Ekonomi melambat, IPO pun tersendat



JAKARTA. Menjelang akhir separuh pertama tahun ini, aksi penawaran saham perdana alias initial public offering (IPO) masih sepi. Tekanan di pasar modal domestik menjadi salah satu pemicu minimnya perhelatan IPO. Lihat saja, sampai saat ini baru dua perusahaan yang masuk bursa. Sementara tiga perusahaan lain tengah mengajukan penawaran saham perdana di kuartal II-2015 ini. Alhasil, jika tiga IPO tuntas, baru lima perusahaan yang masuk bursa saham sepanjang semester I-2015.

Sebagai perbandingan, semester II-2014 ada 12 perusahaan menggelar IPO, tujuh di antaranya pada kuartal II. Padahal waktu itu suhu politik tengah memanas seiring perhelatan pemilihan umum.

Nah, calon emiten terbaru yang akan masuk Bursa Efek Indonesia (BEI) adalah perusahaan tambang emas milik Grup Saratoga, Merdeka Copper Gold. Perusahaan ini akan menjual 874,36 juta saham atau 21,7% total modal ditempatkan dan disetor penuh. Harga saham IPO itu berkisar Rp 1.800-Rp 2.100 per saham.


Dus, Merdeka mengincar Rp 1,5 triliun-Rp 1,8 triliun. Merdeka akan menjadi emiten pertambangan belum berproduksi pertama yang menggelar IPO di BEI. Sejak berdiri tahun 2012, Merdeka juga masih masih merugi. Toh, "Kami optimistis saham terserap melihat prospek jangka panjang perusahaan yang mulai berproduksi pada 2017," ujar Adi Ardiansyah Sjoekri, Presiden Direktur Merdeka Copper Gold, kemarin.

Selain Merdeka Copper, sebelumnya perusahaan yang mulai bookbuilding IPO adalah Puradelta Lestari dan PP Properti. Puradelta membidik dana IPO Rp 2,2 triliun-Rp 3,7 triliun. Sedangkan PP Properti, anak usaha PTPP meraih dana Rp 908,7 miliar.

Dari hasil bookbuilding, PP Properti menetapkan harga saham di batas paling bawah, yakni Rp 185 per saham. Kelebihan permintaan (oversubscribed) cuma hanya 2,4 kali. Padahal, menurut analis, prospek fundamental calon emiten ini cukup menarik.

Analis BNI Securities Thendra Chrisnanda menilai, keluarnya dana asing dari BEI menyebabkan IHSG anjlok. Pasar merespon negatif terhadap pertumbuhan ekonomi Indonesia yang mengecewakan. Ini membuat permintaan IPO minim. "Terbukti penyerapan IPO PP Properti ada di batas bawah," ujar dia.

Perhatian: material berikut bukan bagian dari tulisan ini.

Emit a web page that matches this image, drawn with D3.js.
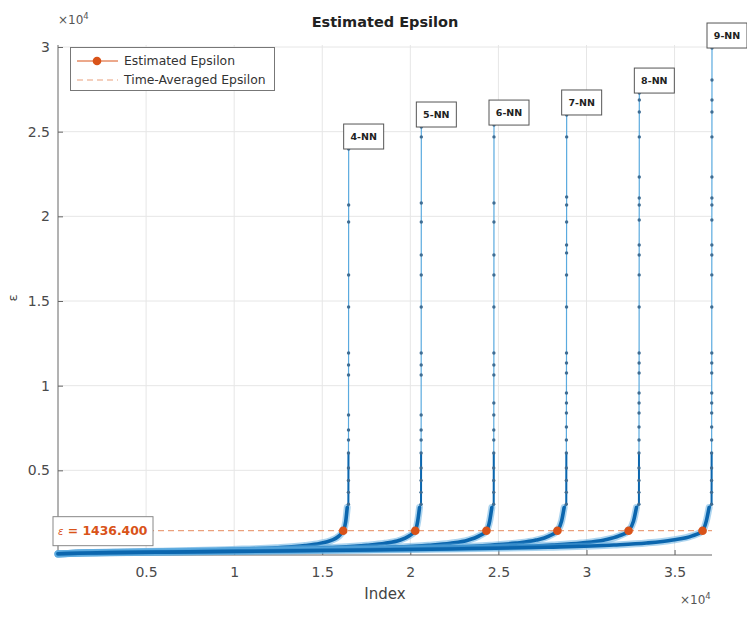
<!DOCTYPE html>
<html>
<head>
<meta charset="utf-8">
<script src="https://cdn.jsdelivr.net/npm/d3@7"></script>
<style>
  html, body { margin: 0; padding: 0; background: #fff; }
  svg { display: block; font-family: "DejaVu Sans", sans-serif; }
</style>
</head>
<body>
<svg id="chart" width="747" height="619"></svg>
<script>
// k-distance curves (sorted neighbour distances), one per neighbourhood size
const nnLabels = ["4-NN", "5-NN", "6-NN", "7-NN", "8-NN", "9-NN"];
const seriesLength = [16500, 20625, 24750, 28875, 33000, 37125];
const kneeIndex = [16190, 20280, 24320, 28350, 32390, 36590];
const epsilonAvg = 1436.4;

// smooth part of each sorted curve: [index, distance]
const body4 = [[1,60],[825,110],[3300,170],[6600,240],[9900,330],[12375,430],[14025,560],[14850,680],[15510,860],[15923,1100],[16190,1436],[16335,2000],[16418,2800]];
const body5 = [[1,62],[1031,112],[4125,172],[8250,245],[12375,335],[15469,440],[17531,570],[18563,690],[19388,870],[19903,1110],[20280,1436],[20419,2000],[20522,2800]];
const body6 = [[1,64],[1238,115],[4950,175],[9900,250],[14850,340],[18563,445],[21038,575],[22275,695],[23265,875],[23884,1115],[24320,1436],[24503,2000],[24626,2800]];
const body7 = [[1,66],[1444,118],[5775,178],[11550,255],[17325,345],[21656,450],[24544,580],[25988,700],[27143,880],[27864,1120],[28350,1436],[28586,2000],[28731,2800]];
const body8 = [[1,68],[1650,120],[6600,180],[13200,258],[19800,350],[24750,455],[28050,585],[29700,705],[31020,885],[31845,1125],[32390,1436],[32670,2000],[32835,2800]];
const body9 = [[1,70],[1856,122],[7425,183],[14850,262],[22275,355],[27844,460],[31556,590],[33413,710],[34898,890],[36000,1130],[36590,1436],[36800,2000],[36960,2800]];

// largest distances, ascending; they occupy the final indices of each curve
const tail4 = [3000,3700,4400,5140,6020,6790,7380,8270,10630,11220,11930,14645,16535,19665,20670,23975];
const tail5 = [3000,3700,4400,5140,6020,6790,7380,8270,10630,11220,11930,14645,16535,17720,19665,20790,24690,25275];
const tail6 = [3000,3700,4400,5140,6020,6790,7380,8270,8980,10630,11220,11930,14645,16535,17720,19665,20790,24690,25390];
const tail7 = [3000,3700,4400,5140,6020,6790,7560,8390,8980,9570,10750,11340,11930,14645,16535,17840,18310,19665,20670,21140,24690,25985];
const tail8 = [3000,3700,4400,5140,6020,6790,7560,8390,8980,9570,10750,11340,11930,14645,16540,17720,18310,19780,20670,21080,22320,24690,26160,26870,27280];
const tail9 = [3000,3700,4400,5140,6020,6790,7560,8390,8980,9570,10750,11340,11930,14645,16540,17720,18310,19780,20670,21080,22320,24690,26160,26870,28050,29940];

const xTicks = [5000, 10000, 15000, 20000, 25000, 30000, 35000];
const yTicks = [5000, 10000, 15000, 20000, 25000, 30000];

const bodies = [body4, body5, body6, body7, body8, body9];
const tails = [tail4, tail5, tail6, tail7, tail8, tail9];

const BLUE = "#0b66ae", BLUE_LIGHT = "#5aaadf", DOT = "#3f6d93";
const ORANGE = "#D95319", ORANGE_DASH = "#eaa07c";

const svg = d3.select("#chart");
const L = 58, R = 712, T = 45, B = 555;

const x = d3.scaleLinear().domain([0, 37125]).range([L, R]);
const y = d3.scaleLinear().domain([0, 30000]).range([B, 47]);

// grid
const grid = svg.append("g");
grid.selectAll(".gx").data(xTicks).join("line")
  .attr("x1", d => x(d)).attr("x2", d => x(d)).attr("y1", B).attr("y2", T)
  .attr("stroke", "#e6e6e6").attr("stroke-width", 1);
grid.selectAll(".gy").data(yTicks).join("line")
  .attr("x1", L).attr("x2", R).attr("y1", d => y(d)).attr("y2", d => y(d))
  .attr("stroke", "#e6e6e6").attr("stroke-width", 1);

// axes
const xAxis = d3.axisBottom(x).tickValues(xTicks).tickFormat(d => d3.format("~g")(d / 1e4))
  .tickSizeInner(-5).tickSizeOuter(0).tickPadding(12);
const yAxis = d3.axisLeft(y).tickValues(yTicks).tickFormat(d => d3.format("~g")(d / 1e4))
  .tickSizeInner(-5).tickSizeOuter(0).tickPadding(8);

const gx = svg.append("g").attr("transform", `translate(0,${B})`).call(xAxis);
const gy = svg.append("g").attr("transform", `translate(${L},0)`).call(yAxis);
[gx, gy].forEach(g => {
  g.select(".domain").remove();
  g.selectAll(".tick line").attr("stroke", "#666");
  g.selectAll(".tick text").attr("fill", "#4a4a4a").style("font-size", "14px")
    .style("font-family", "DejaVu Sans, sans-serif");
});
svg.append("line").attr("x1", L).attr("x2", L).attr("y1", T).attr("y2", B + 0.5)
  .attr("stroke", "#666").attr("stroke-width", 1);
svg.append("line").attr("x1", L).attr("x2", R).attr("y1", B).attr("y2", B)
  .attr("stroke", "#666").attr("stroke-width", 1);

// curves
const plot = svg.append("g");
const smooth = d3.line().x(d => x(d[0])).y(d => y(d[1])).curve(d3.curveMonotoneX);
const straight = d3.line().x(d => x(d[0])).y(d => y(d[1]));

bodies.forEach((body, i) => {
  const n = tails[i].length;
  const last = seriesLength[i];
  const tailPts = tails[i].map((v, j) => [last - (n - 1 - j), v]);
  const g = plot.append("g");
  // thin connecting line through the whole curve
  g.append("path").attr("d", straight(body.concat(tailPts)))
    .attr("fill", "none").attr("stroke", BLUE_LIGHT).attr("stroke-width", 1.2);
  // lower run of the tail, where points still sit close together
  g.append("path").attr("d", straight(body.slice(-1).concat(tailPts.filter(d => d[1] <= 6100))))
    .attr("fill", "none").attr("stroke", BLUE).attr("stroke-width", 2);
  // dense part of the curve
  g.append("path").attr("d", smooth(body))
    .attr("fill", "none").attr("stroke", BLUE_LIGHT).attr("stroke-width", 7).attr("opacity", 0.5)
    .attr("stroke-linecap", "round");
  g.append("path").attr("d", smooth(body))
    .attr("fill", "none").attr("stroke", BLUE).attr("stroke-width", 3.6)
    .attr("stroke-linecap", "round");
  // isolated large distances
  g.selectAll("circle").data(tailPts).join("circle")
    .attr("cx", d => x(d[0])).attr("cy", d => y(d[1])).attr("r", 1.7)
    .attr("fill", DOT);
});

// time-averaged epsilon
svg.append("line")
  .attr("x1", x(0)).attr("x2", x(37125)).attr("y1", y(epsilonAvg)).attr("y2", y(epsilonAvg))
  .attr("stroke", ORANGE_DASH).attr("stroke-width", 1.2).attr("stroke-dasharray", "6,4");

// estimated epsilon (knee) markers
svg.append("g").selectAll("circle").data(kneeIndex).join("circle")
  .attr("cx", d => x(d)).attr("cy", y(epsilonAvg)).attr("r", 4.3)
  .attr("fill", ORANGE);

// k-NN labels at each curve's maximum
nnLabels.forEach((lab, i) => {
  const tail = tails[i];
  const px = x(seriesLength[i]);
  const py = y(tail[tail.length - 1]);
  const g = svg.append("g");
  g.append("rect").attr("x", px - 5).attr("y", py - 25).attr("width", 40).attr("height", 25)
    .attr("fill", "#fff").attr("stroke", "#555").attr("stroke-width", 1);
  g.append("text").attr("x", px + 15).attr("y", py - 12.5).attr("dy", "0.35em")
    .attr("text-anchor", "middle").attr("font-weight", "bold").attr("font-size", "9.5px")
    .attr("fill", "#222").text(lab);
});

// epsilon value label
const eg = svg.append("g");
eg.append("rect").attr("x", 53).attr("y", y(epsilonAvg) - 14).attr("width", 100).attr("height", 29)
  .attr("fill", "#fff").attr("stroke", "#888").attr("stroke-width", 1);
const et = eg.append("text").attr("x", 58).attr("y", y(epsilonAvg)).attr("dy", "0.35em")
  .attr("fill", ORANGE).attr("font-size", "12.4px");
et.append("tspan").attr("font-style", "italic").attr("font-size", "10px").text("ε");
et.append("tspan").attr("font-weight", "bold").text(" = " + epsilonAvg.toFixed(3));

// legend
const lg = svg.append("g");
lg.append("rect").attr("x", 70.5).attr("y", 47.5).attr("width", 204).attr("height", 43)
  .attr("fill", "#fff").attr("stroke", "#777").attr("stroke-width", 1);
lg.append("line").attr("x1", 77).attr("x2", 118).attr("y1", 61).attr("y2", 61)
  .attr("stroke", ORANGE).attr("stroke-width", 1);
lg.append("circle").attr("cx", 97).attr("cy", 61).attr("r", 4.3).attr("fill", ORANGE);
lg.append("line").attr("x1", 77).attr("x2", 118).attr("y1", 80).attr("y2", 80)
  .attr("stroke", ORANGE_DASH).attr("stroke-width", 1.2).attr("stroke-dasharray", "6,4");
lg.append("text").attr("x", 124).attr("y", 61).attr("dy", "0.35em").attr("font-size", "12.4px")
  .attr("fill", "#333").text("Estimated Epsilon");
lg.append("text").attr("x", 124).attr("y", 80).attr("dy", "0.35em").attr("font-size", "12.4px")
  .attr("fill", "#333").text("Time-Averaged Epsilon");

// title and axis labels
svg.append("text").attr("x", (L + R) / 2).attr("y", 27).attr("text-anchor", "middle")
  .attr("font-weight", "bold").attr("font-size", "14.5px").attr("fill", "#222").text("Estimated Epsilon");
svg.append("text").attr("x", (L + R) / 2).attr("y", 599).attr("text-anchor", "middle")
  .attr("font-size", "15px").attr("fill", "#444").text("Index");
svg.append("text").attr("transform", "translate(17,298) rotate(-90)").attr("text-anchor", "middle")
  .attr("font-size", "13px").attr("fill", "#444").text("ε");

// exponent markers
function exponent(xp, yp) {
  const t = svg.append("text").attr("x", xp).attr("y", yp).attr("font-size", "12px").attr("fill", "#555");
  t.append("tspan").text("×10");
  t.append("tspan").attr("dy", -5).attr("font-size", "8.5px").text("4");
}
exponent(58, 24);
exponent(680, 604);
</script>
</body>
</html>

Di tengah bursa yang ajrut-ajrutan, investor cenderung meminta diskon besar terhadap harga saham yang ditawarkan kendati fundamental emiten oke. Jika investor meminta diskon besar, biasanya calon emiten menurunkan jumlah saham yang diterbitkan agar tak rugi.

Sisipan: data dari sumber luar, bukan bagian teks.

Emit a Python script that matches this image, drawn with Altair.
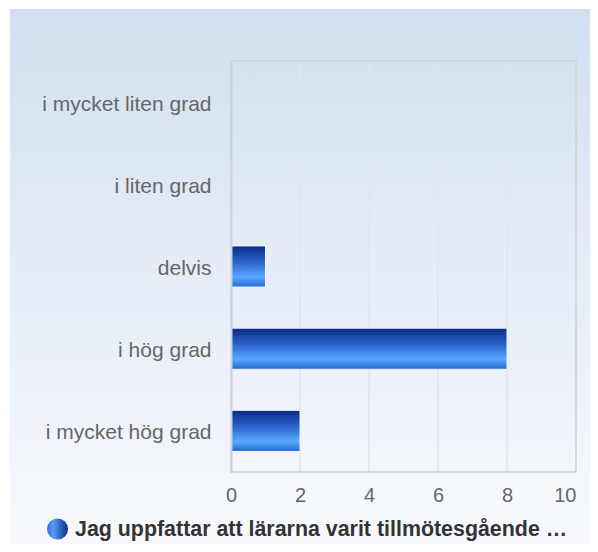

Analis MNC Securities Reza Nugraha menilai, di tengah kondisi pasar saat ini, likuiditas menjadi kunci jika ingin mencoba peruntungan di saham IPO. "Pilihlah saham IPO yang market cap-nya cukup besar," imbuh dia. Market cap ketiga calon emiten ini memang besar. Tapi kondisi pasar membuat beberapa sektor tak menarik. Misalnya, sektor komoditas yang menjadi bisnis utama Merdeka Copper.

"Karena belum berproduksi, sulit mencari perbandingan valuasinya, sehingga peminat saham ini cenderung sepi," tutur Reza.

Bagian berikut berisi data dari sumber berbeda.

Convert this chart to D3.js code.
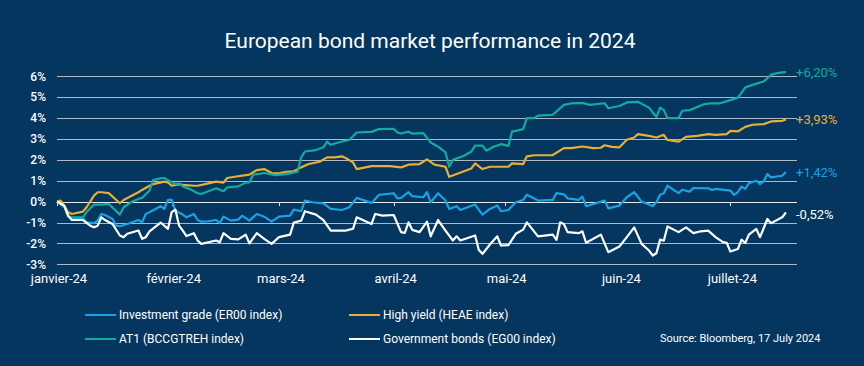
<!DOCTYPE html>
<html>
<style>
    body {
      margin: 0;
      overflow: hidden;
      background: #04365f;
    }
    text {
      font-family: Roboto, "Noto Sans", sans-serif;
      fill: #fff;
    }
    .grid line {
      stroke: #aeb8c4;
      stroke-width: 1;
    }
    .series {
      fill: none;
      stroke-width: 2.2;
      stroke-linejoin: round;
    }
</style>
<script src="https://cdn.jsdelivr.net/npm/d3@7"></script>
<svg></svg>
<script>
// values, % performance since 1 Jan 2024

var monthTicks = ["2024-01-01", "2024-02-01", "2024-03-01", "2024-04-01", "2024-05-01", "2024-06-01", "2024-07-01"]
var monthLabels = ["janvier-24", "février-24", "mars-24", "avril-24", "mai-24", "juin-24", "juillet-24"]
var yTicks = [-3, -2, -1, 0, 1, 2, 3, 4, 5, 6]

var igData = [["01-01",0],["01-03",-0.22],["01-04",-0.67],["01-05",-0.83],["01-08",-0.8],["01-09",-0.99],["01-11",-1.03],["01-12",-0.91],["01-13",-0.59],["01-14",-0.64],["01-16",-0.83],["01-17",-1.15],["01-18",-1.18],["01-20",-1.07],["01-23",-0.88],["01-24",-0.99],["01-25",-0.59],["01-26",-0.51],["01-29",-0.22],["01-30",-0.35],["01-31",0.08],["02-01",0.08],["02-02",-0.43],["02-04",-0.62],["02-05",-0.75],["02-07",-0.59],["02-08",-0.88],["02-09",-0.96],["02-11",-0.94],["02-13",-0.88],["02-14",-1.02],["02-15",-0.72],["02-17",-0.91],["02-19",-0.86],["02-20",-0.67],["02-22",-0.91],["02-24",-0.59],["02-26",-0.72],["02-28",-0.96],["03-01",-0.72],["03-04",-0.67],["03-05",-0.38],["03-07",-0.46],["03-08",0.05],["03-10",-0.03],["03-13",-0.08],["03-15",-0.35],["03-18",-0.4],["03-20",-0.27],["03-22",0.18],["03-26",-0.06],["03-28",0.32],["04-01",0.4],["04-02",0.16],["04-03",0.18],["04-05",0.45],["04-06",0.26],["04-09",0.21],["04-10",0.45],["04-11",-0.03],["04-13",0.4],["04-15",0.05],["04-16",-0.35],["04-18",-0.22],["04-19",-0.4],["04-23",-0.14],["04-25",-0.62],["04-27",-0.35],["04-29",-0.19],["04-30",-0.46],["05-02",-0.4],["05-04",-0.03],["05-06",0.08],["05-07",0.33],["05-10",0.05],["05-14",0.08],["05-15",0.41],["05-17",0.35],["05-18",0.16],["05-21",0.08],["05-22",0.24],["05-23",-0.22],["05-28",0.05],["05-29",-0.32],["06-01",-0.19],["06-03",0.21],["06-05",0.45],["06-07",0],["06-09",-0.14],["06-10",-0.22],["06-11",-0.03],["06-12",0.33],["06-13",0.4],["06-14",0.76],["06-17",0.41],["06-18",0.57],["06-20",0.48],["06-21",0.65],["06-25",0.64],["06-26",0.56],["06-27",0.61],["07-01",0.53],["07-02",0.32],["07-03",0.45],["07-04",0.72],["07-05",0.61],["07-06",0.88],["07-08",1.0],["07-09",0.84],["07-10",0.97],["07-11",1.32],["07-12",1.16],["07-15",1.24],["07-16",1.42]]

var hyData = [["01-01",0],["01-02",0.05],["01-03",-0.22],["01-04",-0.51],["01-05",-0.59],["01-08",-0.48],["01-09",-0.27],["01-11",0.29],["01-12",0.45],["01-13",0.45],["01-15",0.41],["01-18",-0.08],["01-19",0.08],["01-23",0.45],["01-24",0.56],["01-26",0.76],["01-27",0.84],["01-30",0.96],["01-31",0.92],["02-01",0.76],["02-03",0.84],["02-04",0.8],["02-07",0.76],["02-08",0.76],["02-10",0.84],["02-13",0.96],["02-15",0.91],["02-16",1.13],["02-18",1.19],["02-22",1.29],["02-24",1.51],["02-26",1.56],["02-28",1.37],["03-01",1.35],["03-03",1.43],["03-05",1.45],["03-07",1.64],["03-09",1.8],["03-12",1.91],["03-14",2.12],["03-16",2.12],["03-18",2.17],["03-19",2.09],["03-21",1.88],["03-22",1.56],["03-26",1.7],["03-31",1.7],["04-03",1.64],["04-05",1.77],["04-08",1.8],["04-10",2.02],["04-12",1.77],["04-15",1.67],["04-16",1.19],["04-18",1.32],["04-22",1.59],["04-23",1.83],["04-25",1.56],["04-27",1.67],["04-28",1.67],["05-02",1.67],["05-03",1.83],["05-06",1.8],["05-07",2.17],["05-09",2.22],["05-14",2.23],["05-17",2.56],["05-19",2.56],["05-22",2.64],["05-25",2.56],["05-27",2.58],["05-28",2.7],["05-30",2.62],["06-01",2.6],["06-03",2.96],["06-05",3.07],["06-06",3.23],["06-09",3.15],["06-11",3.07],["06-13",3.2],["06-14",2.95],["06-17",2.87],["06-19",3.1],["06-22",3.15],["06-25",3.23],["06-27",3.2],["06-30",3.23],["07-01",3.39],["07-03",3.36],["07-05",3.58],["07-07",3.68],["07-10",3.71],["07-12",3.84],["07-15",3.87],["07-16",3.93]]

var at1Data = [["01-01",0],["01-03",-0.27],["01-04",-0.72],["01-05",-0.75],["01-08",-0.75],["01-09",-0.5],["01-11",-0.14],["01-13",-0.14],["01-15",-0.11],["01-18",-0.62],["01-19",-0.27],["01-21",-0.03],["01-23",0.13],["01-24",0.18],["01-26",0.53],["01-27",1.03],["01-29",1.11],["01-30",1.13],["01-31",1.03],["02-02",0.84],["02-03",0.88],["02-04",0.73],["02-06",0.6],["02-08",0.4],["02-09",0.37],["02-13",0.64],["02-15",0.5],["02-16",0.68],["02-19",0.73],["02-21",0.91],["02-22",0.92],["02-23",1.29],["02-26",1.37],["02-29",1.27],["03-03",1.32],["03-06",1.43],["03-07",2.12],["03-08",2.4],["03-11",2.47],["03-13",2.6],["03-14",2.87],["03-15",2.72],["03-18",2.88],["03-20",2.95],["03-22",3.31],["03-26",3.34],["03-28",3.47],["04-01",3.49],["04-02",3.31],["04-03",3.26],["04-05",3.35],["04-06",3.26],["04-09",3.28],["04-11",2.83],["04-13",2.63],["04-15",2.36],["04-16",1.67],["04-17",2.0],["04-20",2.2],["04-22",2.4],["04-23",2.68],["04-25",2.68],["04-26",2.44],["04-28",2.63],["04-30",2.75],["05-02",2.67],["05-03",3.36],["05-04",3.39],["05-06",3.47],["05-07",4.0],["05-09",4.0],["05-10",4.12],["05-14",4.16],["05-17",4.63],["05-19",4.7],["05-22",4.73],["05-24",4.63],["05-28",4.71],["05-29",4.47],["06-01",4.58],["06-03",4.75],["06-06",4.78],["06-09",4.5],["06-10",4.27],["06-11",4.06],["06-12",4.5],["06-13",4.38],["06-14",4.0],["06-17",4.0],["06-18",4.35],["06-20",4.38],["06-24",4.67],["06-26",4.71],["06-28",4.7],["07-01",4.86],["07-03",4.98],["07-04",5.21],["07-05",5.46],["07-07",5.59],["07-10",5.75],["07-12",6.07],["07-13",6.13],["07-15",6.19],["07-16",6.2]]

var govData = [["01-01",0],["01-03",-0.2],["01-04",-0.67],["01-05",-0.88],["01-08",-0.88],["01-10",-1.15],["01-11",-1.23],["01-12",-1.15],["01-13",-0.75],["01-14",-0.88],["01-16",-1.07],["01-18",-1.62],["01-19",-1.7],["01-20",-1.54],["01-23",-1.38],["01-24",-1.78],["01-25",-1.7],["01-26",-1.42],["01-29",-1.0],["01-31",-1.3],["02-01",-0.5],["02-02",-0.38],["02-03",-1.15],["02-04",-1.39],["02-05",-1.65],["02-07",-1.51],["02-08",-1.86],["02-09",-2.02],["02-13",-1.86],["02-14",-1.94],["02-15",-1.51],["02-17",-1.78],["02-19",-1.81],["02-21",-1.58],["02-22",-2.0],["02-24",-1.51],["02-26",-1.78],["02-28",-2.02],["03-01",-1.7],["03-04",-1.58],["03-05",-1.0],["03-07",-0.91],["03-08",-0.46],["03-11",-0.62],["03-13",-0.88],["03-15",-1.39],["03-18",-1.39],["03-19",-1.39],["03-21",-1.3],["03-22",-0.75],["03-26",-1.07],["03-27",-0.59],["03-29",-0.67],["04-01",-0.64],["04-03",-1.46],["04-04",-1.5],["04-05",-0.99],["04-06",-1.35],["04-08",-1.46],["04-10",-0.96],["04-11",-1.66],["04-13",-0.88],["04-15",-1.39],["04-17",-1.86],["04-18",-1.66],["04-19",-1.86],["04-23",-1.62],["04-24",-2.31],["04-25",-2.5],["04-27",-2.05],["04-29",-1.66],["04-30",-2.1],["05-02",-2.08],["05-04",-1.54],["05-06",-1.34],["05-07",-0.99],["05-10",-1.66],["05-14",-1.58],["05-15",-1.83],["05-16",-0.99],["05-17",-1.07],["05-18",-1.46],["05-21",-1.51],["05-22",-1.42],["05-23",-1.97],["05-27",-1.58],["05-29",-2.42],["06-01",-2.15],["06-03",-1.7],["06-05",-1.23],["06-07",-2.02],["06-09",-2.34],["06-10",-2.58],["06-11",-2.47],["06-12",-1.82],["06-13",-1.87],["06-14",-1.19],["06-17",-1.46],["06-19",-1.23],["06-21",-1.51],["06-23",-1.42],["06-25",-1.39],["06-27",-1.7],["06-29",-1.94],["06-30",-1.97],["07-01",-2.39],["07-03",-2.27],["07-04",-1.82],["07-05",-1.98],["07-06",-1.58],["07-08",-1.31],["07-09",-1.7],["07-11",-0.83],["07-12",-1.03],["07-15",-0.75],["07-16",-0.52]]

var seriesNames = ["Investment grade (ER00 index)", "High yield (HEAE index)", "AT1 (BCCGTREH index)", "Government bonds (EG00 index)"]
var seriesColors = ["#1aa3e2", "#e8ae36", "#15aaa0", "#ffffff"]
var endLabels = ["+1,42%", "+3,93%", "+6,20%", "-0,52%"]

var width = 864,
    height = 366;

var parseDate = d3.timeParse("%Y-%m-%d");

var series = [igData, hyData, at1Data, govData].map(function(rows, i) {
  return {
    name: seriesNames[i],
    color: seriesColors[i],
    label: endLabels[i],
    values: rows.map(function(r) { return {date: parseDate("2024-" + r[0]), value: r[1]} })
  }
})

var x = d3.scaleTime()
    .domain([parseDate("2024-01-01"), parseDate("2024-07-19")])
    .range([57, 797]);

var y = d3.scaleLinear()
    .domain([-3, 6])
    .range([264.3, 76.3]);

var svg = d3.select("svg")
    .attr("width", width)
    .attr("height", height);

svg.append("text")
    .attr("x", 430)
    .attr("y", 48)
    .attr("text-anchor", "middle")
    .style("font-size", "21px")
    .text("European bond market performance in 2024");

// horizontal grid
svg.append("g")
    .attr("class", "grid")
    .selectAll("line")
    .data(yTicks)
  .enter().append("line")
    .attr("x1", x.range()[0])
    .attr("x2", x.range()[1])
    .attr("y1", function(d) { return Math.round(y(d)) + 0.5 })
    .attr("y2", function(d) { return Math.round(y(d)) + 0.5 })
    .style("stroke", function(d) { return d === 0 ? "#e6eaee" : null });

// y labels
svg.append("g")
    .selectAll("text")
    .data(yTicks)
  .enter().append("text")
    .attr("x", 46)
    .attr("y", function(d) { return y(d) })
    .attr("dy", "0.35em")
    .attr("text-anchor", "end")
    .style("font-size", "12px")
    .style("font-weight", 500)
    .text(function(d) { return d + "%" });

// month ticks sit on the 0% line, labels along the bottom
var monthDates = monthTicks.map(parseDate);

svg.append("g")
    .selectAll("line")
    .data(monthDates)
  .enter().append("line")
    .attr("x1", function(d) { return Math.round(x(d)) + 0.5 })
    .attr("x2", function(d) { return Math.round(x(d)) + 0.5 })
    .attr("y1", Math.round(y(0)))
    .attr("y2", Math.round(y(0)) + 4)
    .style("stroke", "#e6eaee");

svg.append("g")
    .selectAll("text")
    .data(monthDates)
  .enter().append("text")
    .attr("x", function(d) { return x(d) + 2 })
    .attr("y", 283)
    .attr("text-anchor", "middle")
    .style("font-size", "13px")
    .text(function(d, i) { return monthLabels[i] });

var line = d3.line()
    .x(function(d) { return x(d.date) })
    .y(function(d) { return y(d.value) });

svg.append("g")
    .selectAll("path")
    .data(series)
  .enter().append("path")
    .attr("class", "series")
    .style("stroke", function(d) { return d.color })
    .attr("d", function(d) { return line(d.values) });

svg.append("g")
    .selectAll("text")
    .data(series)
  .enter().append("text")
    .attr("x", 796)
    .attr("y", function(d) { return y(d.values[d.values.length - 1].value) + (d.label[0] == "-" ? 1.5 : 0) })
    .attr("dy", "0.35em")
    .style("font-size", "13px")
    .style("fill", function(d) { return d.color })
    .text(function(d) { return d.label });

// legend, two columns
var legend = svg.append("g")
    .selectAll("g")
    .data(series)
  .enter().append("g")
    .attr("transform", function(d, i) {
      return "translate(" + (i % 2 ? 349 : 85) + "," + (i < 2 ? 315 : 339) + ")"
    });

legend.append("line")
    .attr("x1", 0)
    .attr("x2", 31)
    .style("stroke", function(d) { return d.color })
    .style("stroke-width", 2);

legend.append("text")
    .attr("x", 34)
    .attr("dy", "0.35em")
    .style("font-size", "12px")
    .text(function(d) { return d.name });

svg.append("text")
    .attr("x", 660)
    .attr("y", 338)
    .attr("dy", "0.35em")
    .style("font-size", "11px")
    .text("Source: Bloomberg, 17 July 2024");
</script>
</html>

Thendra menambahkan, jejak saham milik Saratoga yang cenderung stagnan usai IPO bakal menjadi pertimbangan investor. Alhasil, "Kalau mau masuk, di pasar sekunder saja," ujar Thendra. Dia menilai, minat IPO akan semarak lagi di semester kedua, terutama saat proyek infrastruktur berjalan dan IHSG mulai terangkat naik.